(Exercise) Scan the listing below. Report each line that includes "matplotlib".
- - -
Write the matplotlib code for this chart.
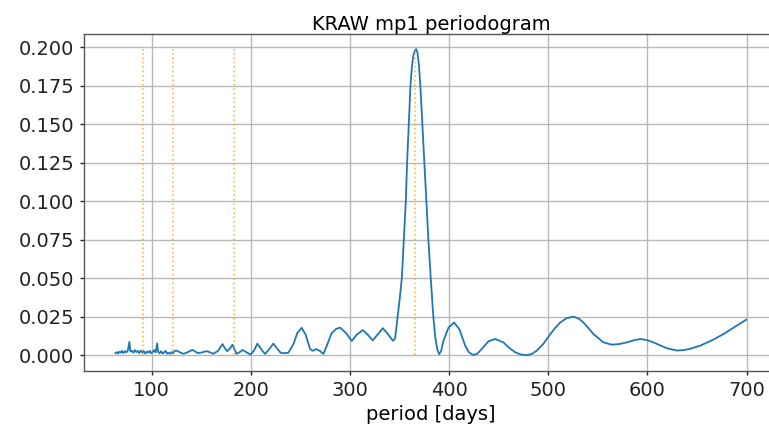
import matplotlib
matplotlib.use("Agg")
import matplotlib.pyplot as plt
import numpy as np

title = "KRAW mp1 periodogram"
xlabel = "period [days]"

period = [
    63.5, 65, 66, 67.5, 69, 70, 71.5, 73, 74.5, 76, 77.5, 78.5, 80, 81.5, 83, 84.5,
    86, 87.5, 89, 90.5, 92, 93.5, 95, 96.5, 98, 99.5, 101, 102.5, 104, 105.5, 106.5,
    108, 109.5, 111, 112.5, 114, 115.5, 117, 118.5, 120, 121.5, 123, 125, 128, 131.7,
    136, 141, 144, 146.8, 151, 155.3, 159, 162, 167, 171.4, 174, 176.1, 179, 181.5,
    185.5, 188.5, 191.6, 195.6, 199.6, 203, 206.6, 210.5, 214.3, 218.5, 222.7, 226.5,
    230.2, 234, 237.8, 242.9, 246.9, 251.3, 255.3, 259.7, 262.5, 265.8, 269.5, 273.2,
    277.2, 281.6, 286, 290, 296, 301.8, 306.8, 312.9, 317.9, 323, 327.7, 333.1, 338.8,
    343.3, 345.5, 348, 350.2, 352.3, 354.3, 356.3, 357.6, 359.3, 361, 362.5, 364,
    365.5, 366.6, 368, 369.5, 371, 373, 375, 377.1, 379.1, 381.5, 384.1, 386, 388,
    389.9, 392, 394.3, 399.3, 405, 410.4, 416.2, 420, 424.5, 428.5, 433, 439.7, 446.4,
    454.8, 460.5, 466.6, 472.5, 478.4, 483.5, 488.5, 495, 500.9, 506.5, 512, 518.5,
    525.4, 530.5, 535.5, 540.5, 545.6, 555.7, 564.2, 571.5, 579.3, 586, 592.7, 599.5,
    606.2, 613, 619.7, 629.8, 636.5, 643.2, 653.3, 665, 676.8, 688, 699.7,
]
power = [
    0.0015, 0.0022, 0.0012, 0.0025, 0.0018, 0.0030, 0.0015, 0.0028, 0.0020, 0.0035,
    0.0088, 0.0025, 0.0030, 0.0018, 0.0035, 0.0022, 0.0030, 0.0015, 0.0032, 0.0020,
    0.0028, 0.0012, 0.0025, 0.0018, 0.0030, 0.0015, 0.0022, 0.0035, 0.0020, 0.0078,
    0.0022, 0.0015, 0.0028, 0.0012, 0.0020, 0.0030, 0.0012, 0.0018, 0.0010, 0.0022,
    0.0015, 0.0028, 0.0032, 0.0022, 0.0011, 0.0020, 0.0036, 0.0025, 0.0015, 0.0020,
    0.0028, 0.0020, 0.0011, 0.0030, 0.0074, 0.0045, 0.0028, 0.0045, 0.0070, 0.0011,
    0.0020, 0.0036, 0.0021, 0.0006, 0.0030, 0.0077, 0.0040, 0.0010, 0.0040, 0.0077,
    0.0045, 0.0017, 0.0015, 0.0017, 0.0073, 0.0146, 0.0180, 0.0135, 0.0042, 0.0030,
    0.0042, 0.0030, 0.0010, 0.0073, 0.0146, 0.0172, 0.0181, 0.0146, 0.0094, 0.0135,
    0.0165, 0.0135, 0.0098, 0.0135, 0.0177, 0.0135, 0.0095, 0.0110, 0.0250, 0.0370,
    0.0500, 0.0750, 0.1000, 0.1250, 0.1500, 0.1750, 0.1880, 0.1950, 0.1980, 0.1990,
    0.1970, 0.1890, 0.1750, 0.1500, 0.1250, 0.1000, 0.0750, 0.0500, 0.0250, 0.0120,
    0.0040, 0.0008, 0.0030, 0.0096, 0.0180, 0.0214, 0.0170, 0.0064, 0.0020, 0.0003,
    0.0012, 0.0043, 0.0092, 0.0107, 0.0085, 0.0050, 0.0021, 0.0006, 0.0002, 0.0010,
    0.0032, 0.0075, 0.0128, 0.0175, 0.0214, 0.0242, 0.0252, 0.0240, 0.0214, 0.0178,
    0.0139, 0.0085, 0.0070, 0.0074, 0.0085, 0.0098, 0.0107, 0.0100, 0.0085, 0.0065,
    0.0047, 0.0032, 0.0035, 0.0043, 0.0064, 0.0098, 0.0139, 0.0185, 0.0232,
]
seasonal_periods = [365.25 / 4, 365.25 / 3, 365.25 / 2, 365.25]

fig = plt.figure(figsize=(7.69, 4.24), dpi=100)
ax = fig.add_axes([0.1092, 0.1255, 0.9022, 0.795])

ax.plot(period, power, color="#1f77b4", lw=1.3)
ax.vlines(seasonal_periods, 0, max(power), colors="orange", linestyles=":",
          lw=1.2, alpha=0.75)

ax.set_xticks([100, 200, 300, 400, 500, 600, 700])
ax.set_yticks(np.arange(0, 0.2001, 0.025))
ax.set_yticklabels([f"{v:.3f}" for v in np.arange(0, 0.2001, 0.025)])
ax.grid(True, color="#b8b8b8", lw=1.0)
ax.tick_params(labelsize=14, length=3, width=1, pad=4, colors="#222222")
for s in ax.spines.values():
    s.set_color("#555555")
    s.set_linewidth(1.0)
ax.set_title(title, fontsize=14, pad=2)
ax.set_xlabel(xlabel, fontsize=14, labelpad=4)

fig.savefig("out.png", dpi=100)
- - -
(Finished task)
Write the matplotlib code for this chart.
import matplotlib
matplotlib.use("Agg")
import matplotlib.pyplot as plt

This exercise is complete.